We should be able to find out what we got from Comcast by looking at Status -> DHCPv6 leases. Verify that we got a /60 delegation. Choose the first /64 in the delegation and assign a new static route to the LAN interface of xxxx:xxxx:xxxx:xxxx::1/64. If we didn't, we might have to play with some of the advanced configuration options to make sure we're sending the right option code to Comcast to get the /60.
8) Then we want to configure the interface in such a way as the clients on the network will assign their own IPv6 addresses via SLAAC, but know that this devices is the gateway on the network. From this informative post at pfsense, there are a lot of options for us to look at. We can run a full DHCPv6 server and assign addresses out of a range we create, or we can just advertise ourselves as a router and let SLAAC do it's thing if we set "unmanaged." There's another option that looks interesting as well, called stateless DHCP which will provide DNS and NTP information via DHCP, but still allow clients to configure their own addresses with SLAAC. When the time comes, we'll configure this option and see how it works.
9) Once that's in place, we'll go to our servers (connecting over v4, obviously, and configure new static IPv6 addresses in them. We need to do that for the CentOS 8.1 kvm hypervisor (seagull), the vmware hypervior on the UCS platform, and all of the virtual machines that reside on those hypervisor's: dns (FreeBSD 12.1), lab1 (Ubuntu 16.04), vmm1, vmm2, vmc1, and vmc2 (ArubaOS).
10) add IPv6 firewall rules to allow DNS and HTTP/HTTPS to the new IPv6 addresses we configured on the DNS and lab1 servers.
All done! Hopefully all was successful in our plan and we can do some minor clean-up like packing up the Google WiFi routers and changing our management device from a static address back to a DHCP assigned IP, but if not, we need a back-out plan:
1) remove 'seagull' WLAN from controller (if applicable)

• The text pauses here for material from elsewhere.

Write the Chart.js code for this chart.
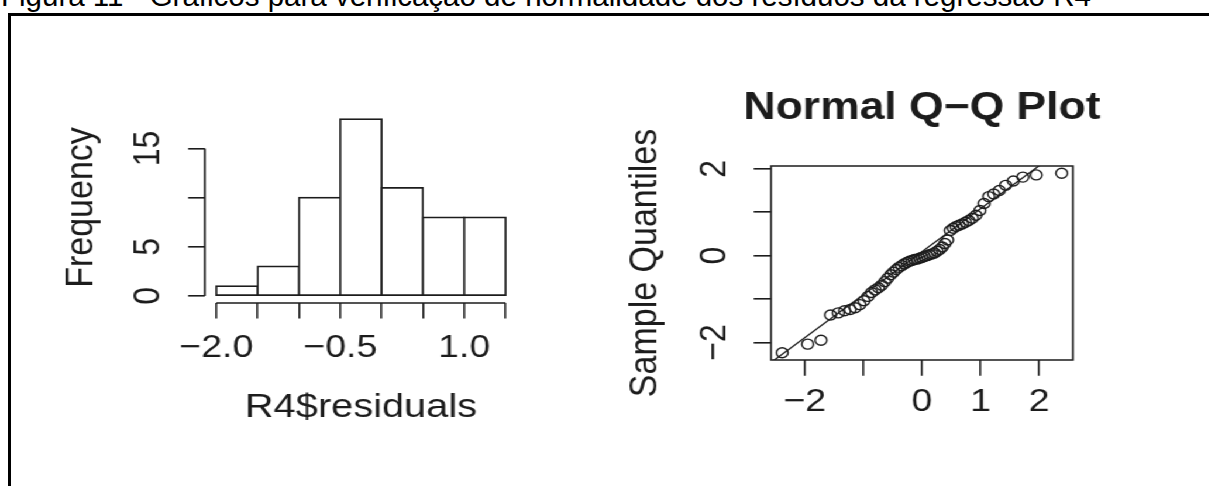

2) remove DHCPv4 server from pfsense router LAN interface
3) renumber the LAN interface of the pfsense router back to 192.168.86.42
4) unplug pfsense router WAN port from cable modem
5) plug in google wifi router and connect to the cable modem (the lan interface should still be connected to the switch
And that's it! I'm looking forward to doing the work and reviewing the results with you once it's completed.